The book chronicles the series of unfortunate events that doomed the Easter Rising, which began April 24, 1916. Connolly, vice president of the rebel Irish Republic, was injured while defending its headquarters in the Dublin Post Office. He was captured and shot in Killmainham Jail by the British.

Lenin observed that a revolutionary situation was growing in Ireland, but was not fully developed. Still, this uprising was no putsch. It was a true popular rebellion, however premature. The historical tragedy was that James Connolly and Padraic Pearse were eliminated just prior to the revolutionary situation that soon emerged in 1918-20.

An important political error in Priscilla Metscher’s book is its claim that Connolly subscribed to a “stages” concept of the revolution, such as outlined by Lenin in his early “Two Tactics of Social Democracy in the Democratic Revolution.” The truth is that both Lenin and Connolly recognized certain phases of the struggle, but they rejected any notion of stages in which the interests of the working class should be subordinated to those of the capitalists, domestic or foreign. As Russia demonstrated, it was a Permanent Revolution that ushered in the workers’ state that began socialist construction.

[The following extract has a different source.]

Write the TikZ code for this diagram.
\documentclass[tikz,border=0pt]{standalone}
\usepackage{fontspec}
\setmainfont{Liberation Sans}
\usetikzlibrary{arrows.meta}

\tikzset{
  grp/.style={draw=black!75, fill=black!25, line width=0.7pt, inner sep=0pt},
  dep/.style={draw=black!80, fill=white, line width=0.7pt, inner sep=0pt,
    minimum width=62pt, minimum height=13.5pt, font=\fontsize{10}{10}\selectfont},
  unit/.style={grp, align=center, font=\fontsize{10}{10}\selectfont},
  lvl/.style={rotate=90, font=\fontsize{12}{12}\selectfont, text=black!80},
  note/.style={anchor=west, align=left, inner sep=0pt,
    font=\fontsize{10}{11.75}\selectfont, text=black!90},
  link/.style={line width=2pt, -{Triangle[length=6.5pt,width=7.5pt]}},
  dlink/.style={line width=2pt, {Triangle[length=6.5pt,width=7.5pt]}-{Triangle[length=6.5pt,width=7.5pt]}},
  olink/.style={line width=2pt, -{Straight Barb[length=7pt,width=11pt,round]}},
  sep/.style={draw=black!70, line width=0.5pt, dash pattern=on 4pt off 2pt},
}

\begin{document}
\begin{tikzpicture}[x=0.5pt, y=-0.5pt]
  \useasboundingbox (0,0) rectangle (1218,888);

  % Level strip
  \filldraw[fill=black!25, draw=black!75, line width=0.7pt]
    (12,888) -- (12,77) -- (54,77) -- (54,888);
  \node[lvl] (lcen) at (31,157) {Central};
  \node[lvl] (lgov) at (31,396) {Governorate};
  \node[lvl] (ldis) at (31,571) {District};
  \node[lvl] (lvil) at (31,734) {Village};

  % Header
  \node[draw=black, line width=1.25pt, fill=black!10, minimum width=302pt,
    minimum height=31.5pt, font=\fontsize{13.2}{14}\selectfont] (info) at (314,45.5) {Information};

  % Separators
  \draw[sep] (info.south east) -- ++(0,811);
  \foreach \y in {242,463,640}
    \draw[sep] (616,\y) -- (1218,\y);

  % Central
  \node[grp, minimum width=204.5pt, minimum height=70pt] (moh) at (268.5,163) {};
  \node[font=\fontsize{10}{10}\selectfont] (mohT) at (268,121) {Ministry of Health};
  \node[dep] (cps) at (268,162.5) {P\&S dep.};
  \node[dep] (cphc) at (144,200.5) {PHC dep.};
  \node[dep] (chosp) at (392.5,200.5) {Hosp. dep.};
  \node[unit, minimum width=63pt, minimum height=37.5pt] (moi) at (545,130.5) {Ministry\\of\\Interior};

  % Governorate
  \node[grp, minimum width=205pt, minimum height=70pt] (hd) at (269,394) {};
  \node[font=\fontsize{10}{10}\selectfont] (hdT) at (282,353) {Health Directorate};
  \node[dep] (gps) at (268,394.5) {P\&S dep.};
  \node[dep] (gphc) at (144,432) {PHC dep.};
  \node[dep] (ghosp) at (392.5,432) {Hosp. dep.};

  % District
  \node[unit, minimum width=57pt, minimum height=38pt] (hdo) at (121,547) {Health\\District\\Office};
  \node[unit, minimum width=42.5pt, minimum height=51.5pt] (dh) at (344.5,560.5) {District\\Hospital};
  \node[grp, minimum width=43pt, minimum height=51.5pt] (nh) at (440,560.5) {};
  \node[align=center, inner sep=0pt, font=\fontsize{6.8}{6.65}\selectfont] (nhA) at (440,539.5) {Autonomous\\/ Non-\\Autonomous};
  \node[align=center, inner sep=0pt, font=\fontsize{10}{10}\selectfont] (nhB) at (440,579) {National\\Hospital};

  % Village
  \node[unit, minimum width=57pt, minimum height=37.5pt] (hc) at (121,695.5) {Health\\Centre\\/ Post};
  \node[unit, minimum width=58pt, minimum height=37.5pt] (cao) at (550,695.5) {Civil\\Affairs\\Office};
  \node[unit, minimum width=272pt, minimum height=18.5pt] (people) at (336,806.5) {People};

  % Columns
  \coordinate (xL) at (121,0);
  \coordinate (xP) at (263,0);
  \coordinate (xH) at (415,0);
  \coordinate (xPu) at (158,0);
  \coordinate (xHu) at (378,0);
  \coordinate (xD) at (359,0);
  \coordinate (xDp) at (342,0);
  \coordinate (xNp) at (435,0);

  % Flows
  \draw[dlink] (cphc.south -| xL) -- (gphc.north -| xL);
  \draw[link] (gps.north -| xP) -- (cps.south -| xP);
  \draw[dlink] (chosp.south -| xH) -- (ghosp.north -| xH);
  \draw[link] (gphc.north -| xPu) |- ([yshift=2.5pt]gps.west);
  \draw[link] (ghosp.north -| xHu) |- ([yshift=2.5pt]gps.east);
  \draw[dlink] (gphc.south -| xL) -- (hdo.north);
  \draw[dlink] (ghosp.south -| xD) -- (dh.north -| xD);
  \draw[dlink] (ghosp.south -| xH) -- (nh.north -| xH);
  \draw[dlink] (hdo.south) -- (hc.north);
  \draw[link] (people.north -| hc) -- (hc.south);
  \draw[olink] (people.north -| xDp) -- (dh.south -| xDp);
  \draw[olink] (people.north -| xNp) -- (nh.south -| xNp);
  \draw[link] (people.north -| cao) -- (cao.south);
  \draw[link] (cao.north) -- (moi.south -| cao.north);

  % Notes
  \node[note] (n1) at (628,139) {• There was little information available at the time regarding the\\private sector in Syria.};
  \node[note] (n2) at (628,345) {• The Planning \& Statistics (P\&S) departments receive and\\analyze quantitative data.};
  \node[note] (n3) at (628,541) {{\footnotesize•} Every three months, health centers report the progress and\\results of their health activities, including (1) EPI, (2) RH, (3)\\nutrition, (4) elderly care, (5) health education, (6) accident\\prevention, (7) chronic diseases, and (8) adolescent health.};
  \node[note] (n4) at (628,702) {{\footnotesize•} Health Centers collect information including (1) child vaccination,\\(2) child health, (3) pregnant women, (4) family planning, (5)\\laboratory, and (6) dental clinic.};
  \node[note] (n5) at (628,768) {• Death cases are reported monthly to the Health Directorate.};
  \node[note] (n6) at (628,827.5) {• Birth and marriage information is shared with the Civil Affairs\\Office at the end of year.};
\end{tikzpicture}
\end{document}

In his “Re-Conquest of Ireland,” Connolly replaces the term “Workers’ Republic” with “Co-operative Commonwealth,” which he defines as “a system of society in which the workshops, factories, docks, railways, shipyards, etc., shall be owned by the nation, but administered by the Industrial Unions of the respective industries.” This is clearly not a blueprint for a bourgeois state.

What stood in the way of Connolly’s dream? It was the absence of a strong, democratically centralized, revolutionary workers’ party, and the lack of a revolutionary socialist-led labour movement. But that takes little away from the fact that James Connolly was one of the greatest socialist leaders of the 20th century.